28 de dezembro de 2006

Madri, a noite democrática


Gran Café Gijón, uma tradição madrilenha

Passava de uma da manhã e lá estava eu, entretida com um livro e um cálice de jeréz, em uma "mesa de pista" do Gran Café Gijón. A casa legendária casa do Passeo de los Recoletos, em Madri, ainda estava estava animadíssima àquela hora, com gente que fala alto, gesticula e gargalha — sem perder, contudo, a "medida europeia".

Eu estava lendo (de novo)  Por quem os sinos dobram, de Hemingway em um cenário foi um dos quartéis generais republicano durante a Guerra Civil. Mas a cena que se desenrolava fora das páginas do livro tinha muito mais apelo é é a cara de Madri: com mais de 40 anos, eu era caçula dos frequentadores do Café Gijón naquela madrugada de frio ameno.

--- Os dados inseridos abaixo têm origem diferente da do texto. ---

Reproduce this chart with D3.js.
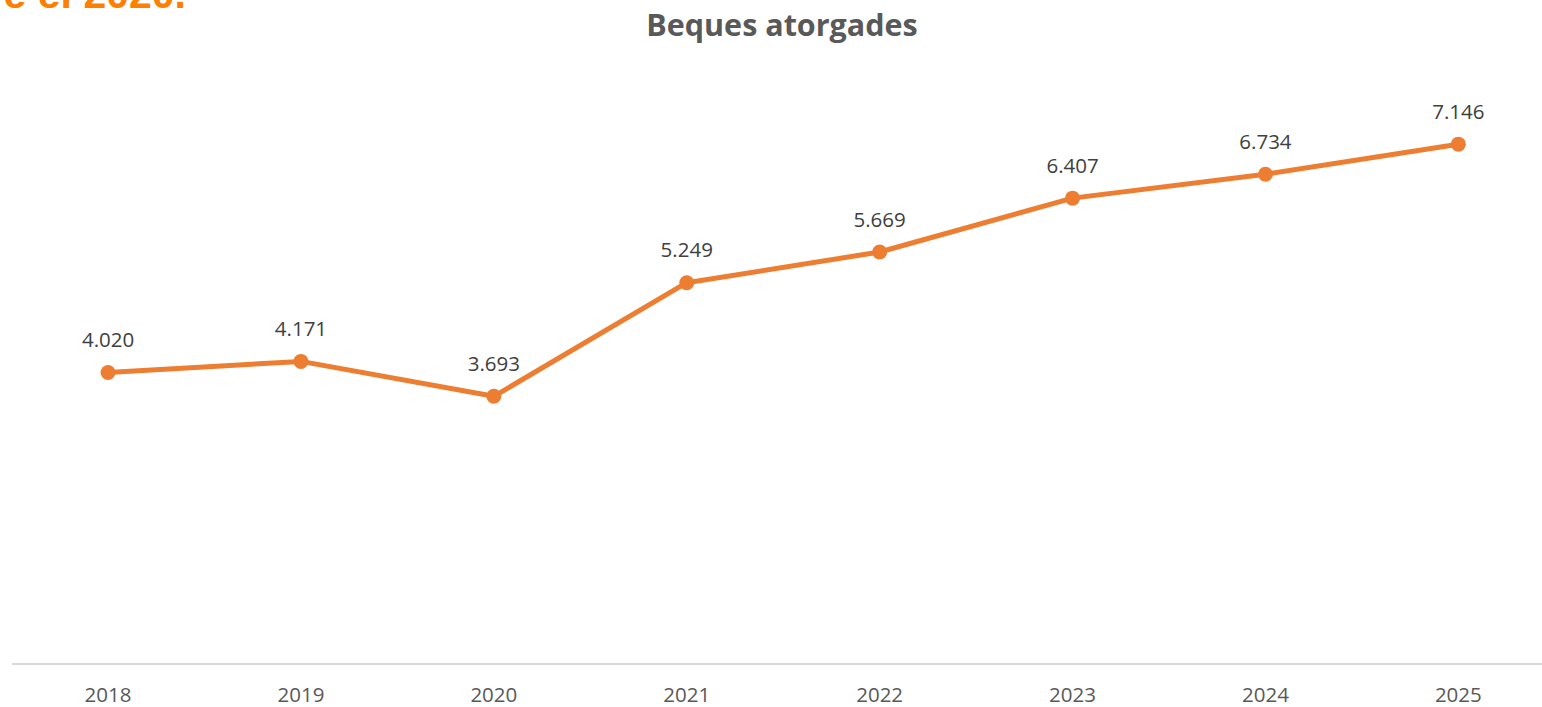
<!DOCTYPE html>
<html>
<head>
<meta charset="utf-8">
<script src="https://cdn.jsdelivr.net/npm/d3@7"></script>
<style>
  body { margin: 0; background: #fff; }
  svg { display: block; }
</style>
</head>
<body>
<svg id="chart" width="1542" height="707"></svg>
<script>
var years = ["2018", "2019", "2020", "2021", "2022", "2023", "2024", "2025"];
var beques = [4020, 4171, 3693, 5249, 5669, 6407, 6734, 7146];
var labels = ["4.020", "4.171", "3.693", "5.249", "5.669", "6.407", "6.734", "7.146"];

var data = years.map(function(y, i) { return {year: y, value: beques[i], label: labels[i]}; });

var svg = d3.select("#chart");
var W = 1542, H = 707;

// x: categories, plot runs a bit past the right edge
var x = d3.scaleBand()
  .domain(years)
  .range([11.6, 1554.8]);

var y = d3.scaleLinear()
  .domain([0, 8000])
  .range([666, 81.8]);

// cut-off heading left over from the page above
svg.append("text")
  .attr("x", 186).attr("y", 8)
  .attr("text-anchor", "end")
  .style("font", "bold 41px 'Liberation Sans', Arial, sans-serif")
  .style("fill", "#FF7F00")
  .text("e el 2020.");

// title
svg.append("text")
  .attr("x", 782).attr("y", 36)
  .attr("text-anchor", "middle")
  .style("font", "bold 30.5px 'Open Sans', sans-serif")
  .style("fill", "#595959")
  .text("Beques atorgades");

// axis line
svg.append("line")
  .attr("x1", 12).attr("x2", W)
  .attr("y1", 664).attr("y2", 664)
  .style("stroke", "#d9d9d9")
  .style("stroke-width", 2);

// year labels
svg.selectAll(".year")
  .data(years).enter().append("text")
  .attr("class", "year")
  .attr("x", function(d) { return x(d) + x.bandwidth() / 2; })
  .attr("y", 702)
  .attr("text-anchor", "middle")
  .style("font", "20.5px 'Open Sans', sans-serif")
  .style("fill", "#595959")
  .text(function(d) { return d; });

var cx = function(d) { return x(d.year) + x.bandwidth() / 2; };

var line = d3.line()
  .x(cx)
  .y(function(d) { return y(d.value); });

svg.append("path")
  .datum(data)
  .attr("d", line)
  .style("fill", "none")
  .style("stroke", "#ED7D31")
  .style("stroke-width", 5)
  .style("stroke-linejoin", "round");

svg.selectAll(".dot")
  .data(data).enter().append("circle")
  .attr("class", "dot")
  .attr("cx", cx)
  .attr("cy", function(d) { return y(d.value); })
  .attr("r", 7.5)
  .style("fill", "#ED7D31");

svg.selectAll(".lbl")
  .data(data).enter().append("text")
  .attr("class", "lbl")
  .attr("x", cx)
  .attr("y", function(d) { return y(d.value) - 25.5; })
  .attr("text-anchor", "middle")
  .style("font", "20.5px 'Open Sans', sans-serif")
  .style("fill", "#404040")
  .text(function(d) { return d.label; });
</script>
</body>
</html>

Tem coisa mais legal que uma cidade onde gente com mais de 70 anos ainda se sente "no direito" de curtir uma noitada?

Uma cena assim é rara no Brasil: gente mais velha se divertindo, entre amigos, sem a intermediação de filhos e netos, que lhes sirvam de "guias" ou “intérpretes” do mundo da rua. É outro patamar de cidadania, no qual as oito décadas de vida não reduzem você a avô ou avó de alguém. Ao contrário, ainda lhe permitem existir como indivíduo autônomo, que independe de qualquer grau de parentesco para "autenticar" seu estar-no-mundo.

Essa “cidadania da terceira idade”, tão natural entre os europeus — inclusive os “europeus” de Buenos Aires — estava se expressando bem ali do meu lado e foi longe: meus vizinhos de mesa ainda conversavam animadíssimos, às duas da manhã, quando fui embora do Gijón.

Afinal, ser madrilenho é viver na verdadeira cidade que nunca dorme. Onde, à meia noite, as estações de metrô estão lotadas de famílias voltando para casa, depois das compras dos presentes do Dia de Reis. A cidade onde a garotada de vinte-e-poucos sai de casa para a balada bem depois da uma da madrugada e onde boêmios ainda estão a mil por hora seja lá a que momento do dia.

Andar a pé à noite, em Madri, é um programão. Minha ida ao Gijón foi bem no Dia de los Santos Inocentes (28 de dezembro), que equivale ao 1º de Abril espanhol. A data é comemorada com uma espécie de procissão de perucas absurdas, nas cabeças mais inesperadas — um sujeito de terno, chiquérrimo, passa com um simulacro de cabeleira Toni Tornado, na Gran Via, rumo à happy hour.

Todas as noites, desfruto da sensação de segurança que as ruas cheias de gente proporcionam. E ainda descubro algo simpático ou divertido para fazer, seja ouvir a conversa animada dos vizinhos de mesa (falam de política, é claro), seja flertar com os belos madrilenhos que passam apressados (mas não tanto que não olhem...).

Dizem que essa disposição notívaga é conseqüência da siesta, a soneca pós-almoço que costumava deixar a Espanha deserta entre as 14 e as 17 horas — mas nem nesse horário Madri sossega. Seja lá a que horas os madrilenhos durmam, devem fazê-lo num muito bem organizado sistema de turnos, garantindo que as ruas estejam sempre cheias, animadas, alegres e cordiais.

Gran Café Gijón
Passeo de los Recoletos 21

Perto do Museu do Prado e do Museu Thyssen- Bornemisza, o Gijón é uma instituição madrilenha, fundada em 1888. Entre seus frequentadores  Garcia Lorca e o famoso toureiro cuja morte inspirou ao poeta o Llanto por Ignacio Sánchez de Mejias ("Lo demás era muerte y sólo muerte/ a las cinco de la tarde").

Durante a Guerra Civil, foi ponto de encontro da Juntas de Defesa de Madri, grupos de milicianos que lideraram a defesa heroica da cidade contra as tropas de Franco. Mas nem a idade nem as memórias conseguem fazer o Gijón parecer solene ou empostado. O astral despretensioso o tornam um adorável lugar para ver Madri.

Dia de los Santos Inocentes

É como o nosso 1º de Abril de antigamente, quando a gente se divertia em pregar peças nos outros. Aqui em Madri, as pessoas usam máscaras, perucas e muitos, muitos apitos e cornetas — um estádio lotado de vuvuzelas não é páreo para a Plaza Mayor, onde um tradicional Mercadillo de Natal vende adereços para a festa de hoje. Os "Santos Inocentes" são os primogênitos hebreus, massacrados por ordem de Herodes, na tentativa de exterminar o Messias, no ano de nascimento de Cristo.